--- start ---
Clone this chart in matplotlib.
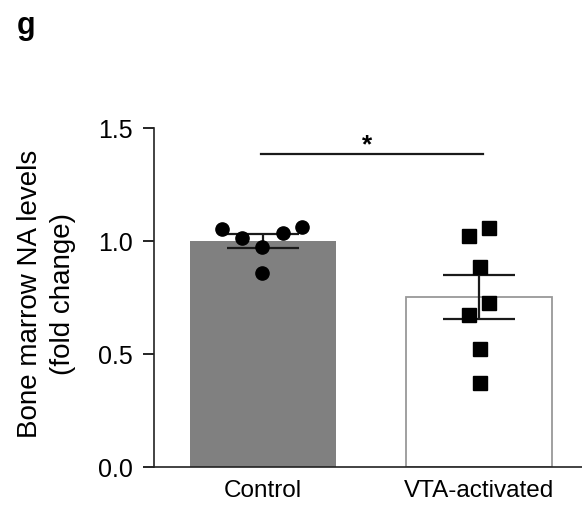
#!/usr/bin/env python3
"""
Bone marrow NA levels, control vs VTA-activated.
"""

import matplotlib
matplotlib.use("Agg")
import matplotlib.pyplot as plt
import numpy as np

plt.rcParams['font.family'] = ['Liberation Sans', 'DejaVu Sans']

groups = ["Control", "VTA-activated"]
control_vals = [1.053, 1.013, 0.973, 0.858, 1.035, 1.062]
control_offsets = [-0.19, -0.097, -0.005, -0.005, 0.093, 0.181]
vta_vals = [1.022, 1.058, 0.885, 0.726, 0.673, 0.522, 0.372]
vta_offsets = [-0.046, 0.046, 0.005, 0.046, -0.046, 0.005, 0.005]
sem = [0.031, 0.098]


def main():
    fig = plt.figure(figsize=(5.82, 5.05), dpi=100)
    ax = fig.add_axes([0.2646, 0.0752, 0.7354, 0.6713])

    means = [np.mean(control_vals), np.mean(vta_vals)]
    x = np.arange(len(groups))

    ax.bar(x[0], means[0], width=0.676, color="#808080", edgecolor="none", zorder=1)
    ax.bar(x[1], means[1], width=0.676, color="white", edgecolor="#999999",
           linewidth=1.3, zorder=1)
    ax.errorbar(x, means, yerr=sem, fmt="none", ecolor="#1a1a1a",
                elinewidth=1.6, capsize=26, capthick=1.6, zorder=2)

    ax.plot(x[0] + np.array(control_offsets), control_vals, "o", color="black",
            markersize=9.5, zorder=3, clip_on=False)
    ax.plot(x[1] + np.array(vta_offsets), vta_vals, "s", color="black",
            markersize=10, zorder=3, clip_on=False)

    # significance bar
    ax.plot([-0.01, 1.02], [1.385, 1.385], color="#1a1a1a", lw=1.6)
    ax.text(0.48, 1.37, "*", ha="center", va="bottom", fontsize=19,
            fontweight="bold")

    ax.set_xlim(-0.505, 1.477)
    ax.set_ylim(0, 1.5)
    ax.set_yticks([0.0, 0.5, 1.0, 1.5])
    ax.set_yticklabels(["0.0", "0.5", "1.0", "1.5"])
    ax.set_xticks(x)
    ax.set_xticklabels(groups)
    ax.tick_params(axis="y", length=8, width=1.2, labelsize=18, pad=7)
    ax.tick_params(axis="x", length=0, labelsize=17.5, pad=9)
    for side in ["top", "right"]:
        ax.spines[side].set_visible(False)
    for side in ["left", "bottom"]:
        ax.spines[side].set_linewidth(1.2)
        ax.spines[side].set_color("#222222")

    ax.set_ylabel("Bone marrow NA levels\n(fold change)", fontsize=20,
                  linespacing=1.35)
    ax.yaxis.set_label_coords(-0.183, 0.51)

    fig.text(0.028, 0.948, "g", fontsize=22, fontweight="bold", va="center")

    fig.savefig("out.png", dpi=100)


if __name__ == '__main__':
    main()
--- end ---
**OBJECTIVE**
Give back every line exactly as it stands, pictures excluded.

**EXERCISE RESULT**
Clone this chart in matplotlib.
#!/usr/bin/env python3
"""
Bone marrow NA levels, control vs VTA-activated.
"""

import matplotlib
matplotlib.use("Agg")
import matplotlib.pyplot as plt
import numpy as np

plt.rcParams['font.family'] = ['Liberation Sans', 'DejaVu Sans']

groups = ["Control", "VTA-activated"]
control_vals = [1.053, 1.013, 0.973, 0.858, 1.035, 1.062]
control_offsets = [-0.19, -0.097, -0.005, -0.005, 0.093, 0.181]
vta_vals = [1.022, 1.058, 0.885, 0.726, 0.673, 0.522, 0.372]
vta_offsets = [-0.046, 0.046, 0.005, 0.046, -0.046, 0.005, 0.005]
sem = [0.031, 0.098]


def main():
    fig = plt.figure(figsize=(5.82, 5.05), dpi=100)
    ax = fig.add_axes([0.2646, 0.0752, 0.7354, 0.6713])

    means = [np.mean(control_vals), np.mean(vta_vals)]
    x = np.arange(len(groups))

    ax.bar(x[0], means[0], width=0.676, color="#808080", edgecolor="none", zorder=1)
    ax.bar(x[1], means[1], width=0.676, color="white", edgecolor="#999999",
           linewidth=1.3, zorder=1)
    ax.errorbar(x, means, yerr=sem, fmt="none", ecolor="#1a1a1a",
                elinewidth=1.6, capsize=26, capthick=1.6, zorder=2)

    ax.plot(x[0] + np.array(control_offsets), control_vals, "o", color="black",
            markersize=9.5, zorder=3, clip_on=False)
    ax.plot(x[1] + np.array(vta_offsets), vta_vals, "s", color="black",
            markersize=10, zorder=3, clip_on=False)

    # significance bar
    ax.plot([-0.01, 1.02], [1.385, 1.385], color="#1a1a1a", lw=1.6)
    ax.text(0.48, 1.37, "*", ha="center", va="bottom", fontsize=19,
            fontweight="bold")

    ax.set_xlim(-0.505, 1.477)
    ax.set_ylim(0, 1.5)
    ax.set_yticks([0.0, 0.5, 1.0, 1.5])
    ax.set_yticklabels(["0.0", "0.5", "1.0", "1.5"])
    ax.set_xticks(x)
    ax.set_xticklabels(groups)
    ax.tick_params(axis="y", length=8, width=1.2, labelsize=18, pad=7)
    ax.tick_params(axis="x", length=0, labelsize=17.5, pad=9)
    for side in ["top", "right"]:
        ax.spines[side].set_visible(False)
    for side in ["left", "bottom"]:
        ax.spines[side].set_linewidth(1.2)
        ax.spines[side].set_color("#222222")

    ax.set_ylabel("Bone marrow NA levels\n(fold change)", fontsize=20,
                  linespacing=1.35)
    ax.yaxis.set_label_coords(-0.183, 0.51)

    fig.text(0.028, 0.948, "g", fontsize=22, fontweight="bold", va="center")

    fig.savefig("out.png", dpi=100)


if __name__ == '__main__':
    main()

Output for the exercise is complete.